Robert Lewandowski is the first person that comes to mind when Polish football is being discussed; striker for Bayern with an immense finishing ability. Team wise, it’s usually Legia Warsaw. They have some nice goalkeepers; recently moved Wojciech Szczesny. But I think of Artur Boruc, the most active brazen 35 year old goalkeeper in England, who has had quite the history of being a trigger-happy pert.
Let’s see…what exactly has happened over Boruc’s 15 year career?
- Flipping the bird on many occasions to opposing team’s fans (particularly Rangers fans during Old Firms)
- Scuffling with Lee Naylor against Spartak Moscow (later, he donned the Superman cape during penalty kicks)
- Getting fined $50,000 for drinking before a preseason friendly against Holland
- Personal life blunders with the ladies
(I wonder what Jerzy Dudek was thinking about after his drinking soiree?)
Once the best goalkeeper (Old Firm rival Rangers Allan McGregor was up there as well) in the Scottish Premiership while playing for Celtic, “The Holy Goalie” is now manning the sticks for newly promoted Premier League side Bournemouth’s inaugural season in top-flight football, which means Boruc will be making his return to the top-flight as well, albeit, with a club that has never experienced top-flight football.
I’ve had a little obsession with Boruc since he started playing at Southampton. His previous team, Fiorentina, was a nice two-season stint for him, too, where he made 62 appearances. There was something about his wacky, squirming Bruce Grobbelaar-esque (or, alternatively, in the past decade, Doing The Dudek) movements in 1v1s that won me over and his full-blown recklessness. On top of that, he threw down the hammer when his backline disobeyed him for the littlest things.

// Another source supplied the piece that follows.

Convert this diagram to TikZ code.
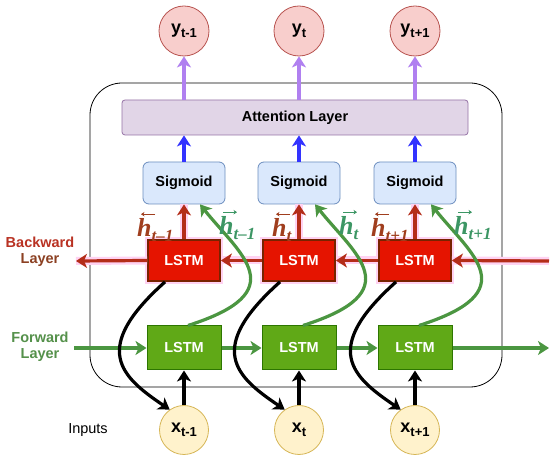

Initially, Boruc signed a short-term loan. It was a hybrid of him not believing that Bournemouth, a team who was totally oblivious to top-flight football, would be an actual contender and as an emergency backup keeper signing. But then, Boruc impressed Eddie Howe. Howe, smartly, analyzed that, and extended him immediately after parrying several overwhelming powerful shots (like this one) and stops that require blistering fast reactions and reflexes.
Most goalkeepers are as eccentric as Boruc is definitely not an automatic lock on anybody else’s team; hell, you can even say he’s the Mario Balotelli of goalkeepers because of his freewheeling, foolhardy personality off the field. But a contentious one like him is welcome on my team anytime…when he’s performing through the roof and not failing to Cruyff turn around Olivier Giroud, because after all, as Gianluigi Buffon said in an interview with The Guardian:
“A goalkeeper must be a masochist and egocentric.”
“Damn, Gigi, you really are Dr. Phil!”- Boruc
Eddie Howe—the second time around— should be applauded for doing great business. Signing Boruc permanently back in May, was absolutely perfect for this Bournemouth side. His year-long loan was a success and so was Bournemouth’s season. Ronald Koeman signaled his exit after he had signed Forster as Southampton’s goalkeeping recourse; a team that’s never entered the realms of the Premier League is lucky—more so smart—to go out and sign such an outspoken trooper on the field after initially filling in. And, along with Boruc’s permanent deal, Howe signed his star striker Wilson to a four year deal, as well as adding another veteran goalkeeper in Adam Federici, Reading’s crown jewel goalkeeper who had loads of bad luck against Arsenal in this past year’s FA Cup semifinal.
You may be wondering: Why is Boruc so important to Bournemouth, who accumulated 90 points in last year’s Championship season, edging out Watford by a point for automatic promotion and the Championship title? He amassed 18 clean sheets during his extended season-long loan, including an 8-0 thrashing of Birmingham City in October, where he saved a penalty while being up by quite a few goals.
Cherries supporters will tell you that, even though Callum Wilson’s savvy goal scoring ability, Sylvain Distin’s and Christian Atsu’s names are at the forefront of the squad, Boruc’s first (and, initially, only stint) tenure showed he still had it in the so-called twilight years of a footballer, much rather a goalkeeper (Peter Shilton retired at 46 years old, so swallow that before you say twilight sometimes). They’ll also tell you that he was the leader of the 2014-15 promoted squad.
A one-year deal may not be long at all, but for Boruc, as long as he keeps making saves like these from last season, he’ll be the leader of the Cherries before his way out.